La semaine dernière, Moody’s a modifié sa perspective à « négatif », en raison de préoccupations relatives au budget, à la baisse de la croissance et à des faiblesses institutionnelles. Concernant ce dernier point, les inquiétudes portent sur l’indépendance présumée de la banque centrale, notamment suite à un transfert élevé de capital à l’Etat (25 milliards USD).

Conclusion : l’Inde dispose d’un potentiel, mais les risques demeurent.
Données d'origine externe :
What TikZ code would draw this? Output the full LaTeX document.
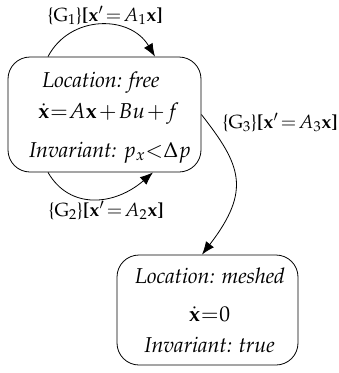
\documentclass[tikz,border=0pt]{standalone}
\usepackage[T1]{fontenc}
\usepackage{mathpazo}
\usetikzlibrary{arrows.meta}
\newcommand{\tightmath}{\thickmuskip=2mu plus 0mu\relax\medmuskip=4mu plus 0mu\relax}
\newcommand{\vtightmath}{\thickmuskip=0.5mu plus 0mu\relax\medmuskip=1.5mu plus 0mu\relax}
\tikzset{
  locbox/.style={draw, line width=0.8pt, rounded corners=22pt, inner sep=0pt},
  txt/.style={anchor=base, inner sep=0pt, font=\fontsize{21.5}{24}\selectfont\tightmath},
  mth/.style={txt, font=\fontsize{21.5}{24}\selectfont\vtightmath},
  lbl/.style={txt, font=\fontsize{19}{22}\selectfont\tightmath},
  edge/.style={line width=0.8pt, -{Latex[length=13pt,width=10pt]}}
}
\begin{document}
\begin{tikzpicture}[x=1pt,y=-1pt]
\useasboundingbox (0,0) rectangle (339,373);
% boxes
\node[locbox, minimum width=193pt, minimum height=115pt] (free) at (104.5,114.5) {};
\node[locbox, minimum width=181pt, minimum height=110pt] (meshed) at (207.5,310) {};
% box texts
\node[txt] (free1) at (101,87) {\textit{Location: free}};
\node[mth] (free2) at (108.5,118) {$\dot{\mathbf{x}}=A\mathbf{x}+Bu+f$};
\node[txt] (free3) at (110,157) {\textit{Invariant:} $p_x{<}\Delta p$};
\node[txt] (meshed1) at (210,283) {\textit{Location: meshed}};
\node[mth] (meshed2) at (209.5,321) {$\dot{\mathbf{x}}=0$};
\node[txt] (meshed3) at (209.5,352) {\textit{Invariant: true}};
% labels
\node[lbl] (g1) at (105,21) {\{G$_1$\}\textbf{[}$\mathbf{x}'=A_1\mathbf{x}$\textbf{]}};
\node[lbl] (g2) at (106,216) {\{G$_2$\}\textbf{[}$\mathbf{x}'=A_2\mathbf{x}$\textbf{]}};
\node[lbl] (g3) at (280,128) {\{G$_3$\}\textbf{[}$\mathbf{x}'=A_3\mathbf{x}$\textbf{]}};
% transitions
\draw[edge] ([xshift=-56.5pt]free.north) .. controls +(22,-42) and +(-25,-42) .. ([xshift=50.5pt]free.north);
\draw[edge] ([xshift=-56.5pt]free.south) .. controls +(22,38) and +(-38,33) .. ([xshift=48.5pt]free.south);
\draw[edge] (free.east) .. controls +(39,50) and +(50,-65) .. ([xshift=-5.5pt]meshed.north);
\end{tikzpicture}
\end{document}
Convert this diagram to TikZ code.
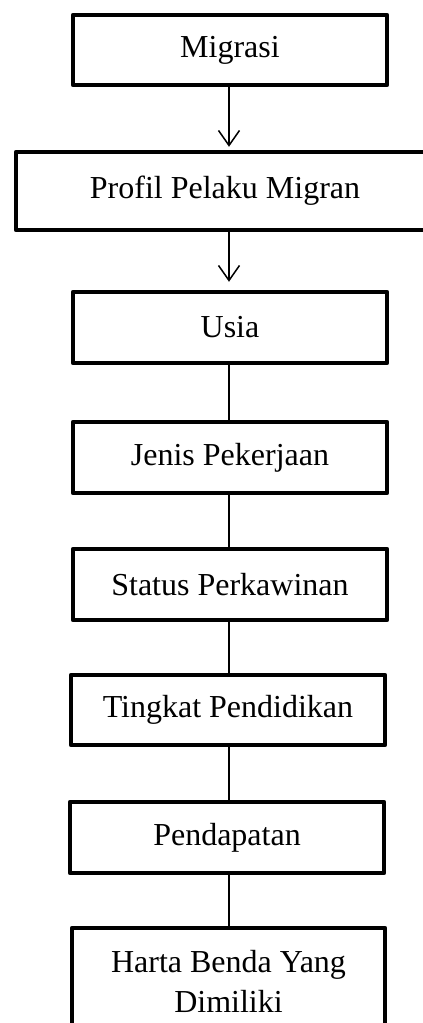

L’Inde a bel et bien perdu une partie de son attrait. Sa croissance économique a atteint le niveau le plus bas en six ans. Globalement, les données économiques récentes ne sont d’ailleurs pas très prometteuses. Toutefois la croissance pourrait s’accélérer dans les années à venir. L’assouplissement monétaire, les réformes mises en place et la stabilisation de l’environnement externe devraient aider dans ce sens. L’un des principaux risques réside dans les faiblesses du secteur financier, confronté à une économie parallèle (situation illustrée par la faillite de plusieurs organismes de crédit non bancaires) et aux prêts improductifs des banques publiques (concentrés dans le secteur de l’énergie). Les tensions avec le Pakistan entraînent un risque supplémentaire. Les tensions entre les différentes communautés religieuses et les relations avec les minorités restent également présentes.

Ceci étant, l’Inde semble être sur la bonne voie dans la mise en place de réformes structurelles. D’autant qu’elle s’en est donnée les moyens : le déficit budgétaire est relativement faible, son endettement est maîtrisé et les réserves de devises couvrent à présent environ sept mois d’importations et près de quatre fois la dette extérieure à court terme.